Avec Searching, le duo Aneesh Chaganty et Seb Ohanian a fait sensation en 2018. Le film, mettant en scène les investigations d’un père à la recherche de sa fille disparue, utilise un procédé original, et définitivement témoin de son époque, en ne nous montrant que les interfaces virtuelles que le protagoniste engage pour mener son enquête. Une surprise que l’on n’a pas boudée, et sur laquelle nous n’allons pas revenir ici, puisque nous lui avons consacré une critique. Ce qui a cependant marqué, et qu’il est bon de souligner, c’est la vigueur et l’importance du montage du film, point névralgique de sa narration tant tout prend sens dans cet enchevêtrement d’écrans, de navigateurs, de fenêtres soudaines apportant des éléments-clés à cette aventure dont nous sommes tant observateur·ices que participant·es. Une prouesse que Will Merrick et Nick Johnson, alors accolés à la table de montage pour ici s’essayer à la réalisation, décident de renouveler avec Missing, suite plus spirituelle que directe, qui a la lourde tâche de surprendre à nouveau malgré un procédé déjà poussé très loin.

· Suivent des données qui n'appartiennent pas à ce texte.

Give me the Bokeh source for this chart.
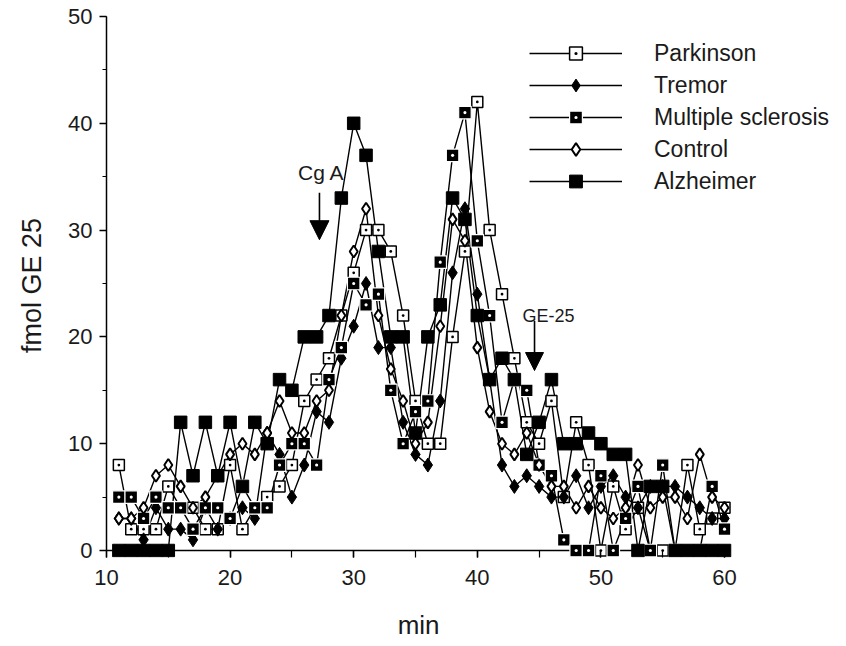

De sa mère Grace, June Allen aimerait bien être débarrassée. Sans douter de son amour, l’adolescente regroupant tous les clichés de cet âge rebelle où l’on teste ses limites à coups de soirées alcoolisées a besoin qu’on lui lâche la grappe, qu’elle puisse enrichir ses stories Instagram si chères à ses yeux, et d’autres obsessions qui n’ont d’important que l’auto-centrisme qu’elles lui provoquent. Ça tombe bien, Kevin, nouvel amant de maman, part quelques jours avec la trouble-fête pour un voyage romantique en Colombie. June s’étant enfin amusée comme il se doit, organisant dans la maisonnée une de ces American parties aux verres rouges et bleus où l’on perd tant dignité que smartwatch, il est temps pour elle d’aller chercher les tourtereaux à l’aéroport, sauf qu’un élément imprévu survient : Grace et Kevin n’arrivent jamais dans le hall d’entrée. Inquiétude première, alerte seconde, June, en parallèle d’une enquête du FBI qui commence à prendre place, utilise son ordinateur pour fouiner, user des éléments à sa portée pour découvrir le fin mot de l’affaire. Sa webcam allumée, nous avons un objectif, point de voyeurisme qui nous permet d’avoir dans le champ notre héroïne mais aussi son écran, et de procéder à notre tour à l’investigation.
Dans leur procédé, Merrick et Johnson n’entendent pas dépasser les limites franchies par Searching. Au-delà des nouvelles technologies à portée de June, comme les applications permettant d’engager quelqu’un pour accomplir des tâches du quotidien – ici en la personne de Javier, qu’elle engage en Colombie pour obtenir des bandes de télésurveillance et qui continue à l’aider dans l’avancée de l’enquête –, nous restons sur une interface classique d’écran d’ordinateur, où Facetime et Google deviennent nos interlocuteurs, détenteurs des réponses faisant avancer l’intrigue. On retrouve même une écriture – signée du duo de réalisateurs du précédent – similaire en de nombreux points. La distance observée entre June et sa mère, due entre autres au décès du père, est à mettre en parallèle au manque de communication qui désunit Margot Kim et son père. C’est dans l’union des liens familiaux que trouve la véritable clé du nœud narratif, le procédé servant à illustrer la déconnexion totale dont font preuve les personnages envers leurs proches, tous vampirisés par leurs écrans.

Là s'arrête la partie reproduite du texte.